Exercise aim >> Without the pictures, return exactly the lines from the one with "Clone this chart in Plotly." through the one with "y_ticks = [75, 80, 85, 90, 95, 100]". Both end lines belong in the copy.

• • •

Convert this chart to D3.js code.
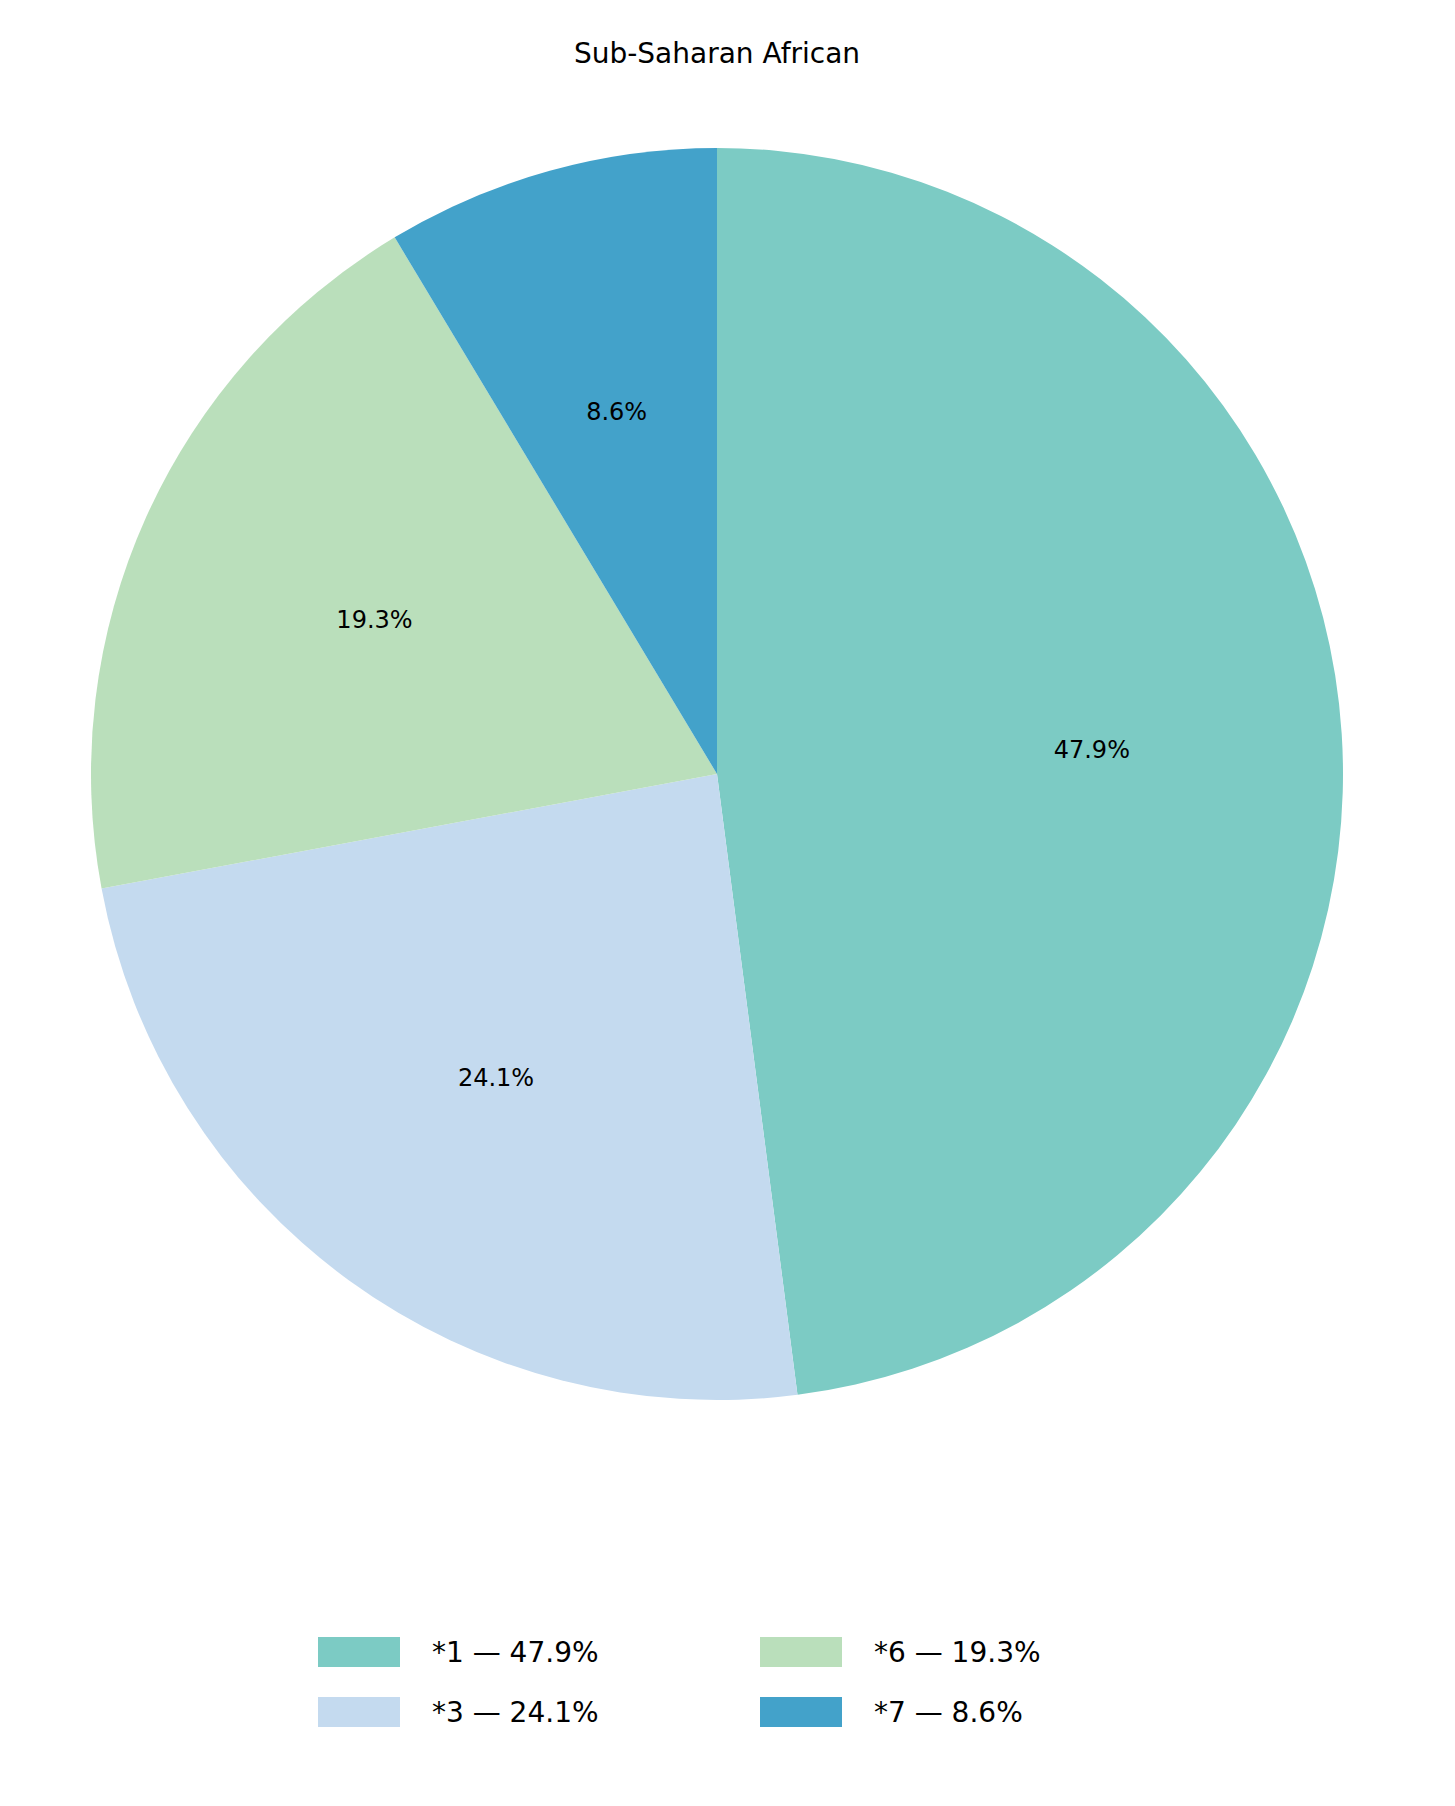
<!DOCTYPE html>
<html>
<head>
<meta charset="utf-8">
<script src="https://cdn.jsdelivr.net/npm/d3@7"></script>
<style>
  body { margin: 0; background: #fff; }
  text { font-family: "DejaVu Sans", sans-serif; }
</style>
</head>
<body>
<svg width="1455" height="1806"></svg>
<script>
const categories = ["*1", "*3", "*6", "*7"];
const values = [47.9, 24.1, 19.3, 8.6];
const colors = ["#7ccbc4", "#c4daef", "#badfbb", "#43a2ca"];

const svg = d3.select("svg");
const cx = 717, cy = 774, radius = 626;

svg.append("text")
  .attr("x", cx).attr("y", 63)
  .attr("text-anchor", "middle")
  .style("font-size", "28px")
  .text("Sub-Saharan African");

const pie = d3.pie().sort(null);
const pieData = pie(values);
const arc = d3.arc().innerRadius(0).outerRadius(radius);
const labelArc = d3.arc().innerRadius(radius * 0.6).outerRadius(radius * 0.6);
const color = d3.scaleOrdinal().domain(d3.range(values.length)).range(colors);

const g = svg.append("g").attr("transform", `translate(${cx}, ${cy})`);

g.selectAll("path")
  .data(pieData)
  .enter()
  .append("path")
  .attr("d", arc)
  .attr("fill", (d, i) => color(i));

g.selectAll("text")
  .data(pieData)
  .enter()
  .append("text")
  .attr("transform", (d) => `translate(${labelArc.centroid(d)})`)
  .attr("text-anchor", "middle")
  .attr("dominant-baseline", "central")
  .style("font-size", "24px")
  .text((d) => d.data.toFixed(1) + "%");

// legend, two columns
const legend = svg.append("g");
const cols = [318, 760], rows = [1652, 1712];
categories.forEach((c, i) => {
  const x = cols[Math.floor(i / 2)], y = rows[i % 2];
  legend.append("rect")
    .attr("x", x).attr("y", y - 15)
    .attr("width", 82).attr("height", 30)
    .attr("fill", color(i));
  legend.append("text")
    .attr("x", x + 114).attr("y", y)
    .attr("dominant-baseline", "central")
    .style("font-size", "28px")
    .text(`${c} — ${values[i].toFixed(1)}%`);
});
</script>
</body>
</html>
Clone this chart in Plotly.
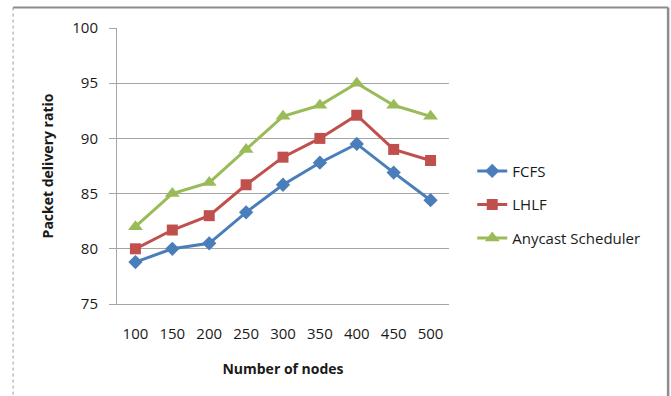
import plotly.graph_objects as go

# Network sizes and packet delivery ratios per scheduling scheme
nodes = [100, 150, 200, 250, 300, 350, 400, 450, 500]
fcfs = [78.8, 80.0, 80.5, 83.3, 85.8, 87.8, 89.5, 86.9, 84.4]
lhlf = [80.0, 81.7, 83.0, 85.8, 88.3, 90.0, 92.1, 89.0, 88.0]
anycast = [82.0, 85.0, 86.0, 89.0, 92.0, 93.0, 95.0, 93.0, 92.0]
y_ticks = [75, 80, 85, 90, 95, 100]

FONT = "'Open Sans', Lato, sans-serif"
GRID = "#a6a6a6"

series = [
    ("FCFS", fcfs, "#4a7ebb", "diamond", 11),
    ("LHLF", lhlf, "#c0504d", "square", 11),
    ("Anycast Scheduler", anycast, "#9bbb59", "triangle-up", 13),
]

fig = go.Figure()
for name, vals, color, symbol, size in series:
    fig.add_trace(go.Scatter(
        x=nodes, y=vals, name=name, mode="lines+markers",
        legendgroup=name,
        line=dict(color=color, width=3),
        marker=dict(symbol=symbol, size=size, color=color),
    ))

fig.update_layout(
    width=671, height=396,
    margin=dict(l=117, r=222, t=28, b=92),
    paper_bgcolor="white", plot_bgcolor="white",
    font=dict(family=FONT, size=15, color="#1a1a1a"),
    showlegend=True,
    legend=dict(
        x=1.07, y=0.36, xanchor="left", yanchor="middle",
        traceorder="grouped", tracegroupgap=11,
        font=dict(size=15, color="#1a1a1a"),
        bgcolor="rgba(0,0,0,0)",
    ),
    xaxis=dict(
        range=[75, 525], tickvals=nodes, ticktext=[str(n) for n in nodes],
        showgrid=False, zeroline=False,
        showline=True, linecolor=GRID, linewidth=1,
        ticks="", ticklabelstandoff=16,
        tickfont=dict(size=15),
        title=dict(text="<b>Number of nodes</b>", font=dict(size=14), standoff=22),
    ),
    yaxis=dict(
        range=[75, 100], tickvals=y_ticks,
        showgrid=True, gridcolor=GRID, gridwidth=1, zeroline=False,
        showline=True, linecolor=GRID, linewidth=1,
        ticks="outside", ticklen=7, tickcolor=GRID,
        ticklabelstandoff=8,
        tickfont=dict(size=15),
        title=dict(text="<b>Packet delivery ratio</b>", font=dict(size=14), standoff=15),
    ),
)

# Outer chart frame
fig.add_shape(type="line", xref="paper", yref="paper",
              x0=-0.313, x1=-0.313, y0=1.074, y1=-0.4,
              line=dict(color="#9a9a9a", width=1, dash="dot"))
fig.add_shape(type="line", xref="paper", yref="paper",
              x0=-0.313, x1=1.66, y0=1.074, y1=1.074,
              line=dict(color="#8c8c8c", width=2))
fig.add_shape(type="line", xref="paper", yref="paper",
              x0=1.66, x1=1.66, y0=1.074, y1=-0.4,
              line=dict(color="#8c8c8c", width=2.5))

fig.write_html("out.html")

• • •

Written reply >>
Clone this chart in Plotly.
import plotly.graph_objects as go

# Network sizes and packet delivery ratios per scheduling scheme
nodes = [100, 150, 200, 250, 300, 350, 400, 450, 500]
fcfs = [78.8, 80.0, 80.5, 83.3, 85.8, 87.8, 89.5, 86.9, 84.4]
lhlf = [80.0, 81.7, 83.0, 85.8, 88.3, 90.0, 92.1, 89.0, 88.0]
anycast = [82.0, 85.0, 86.0, 89.0, 92.0, 93.0, 95.0, 93.0, 92.0]
y_ticks = [75, 80, 85, 90, 95, 100]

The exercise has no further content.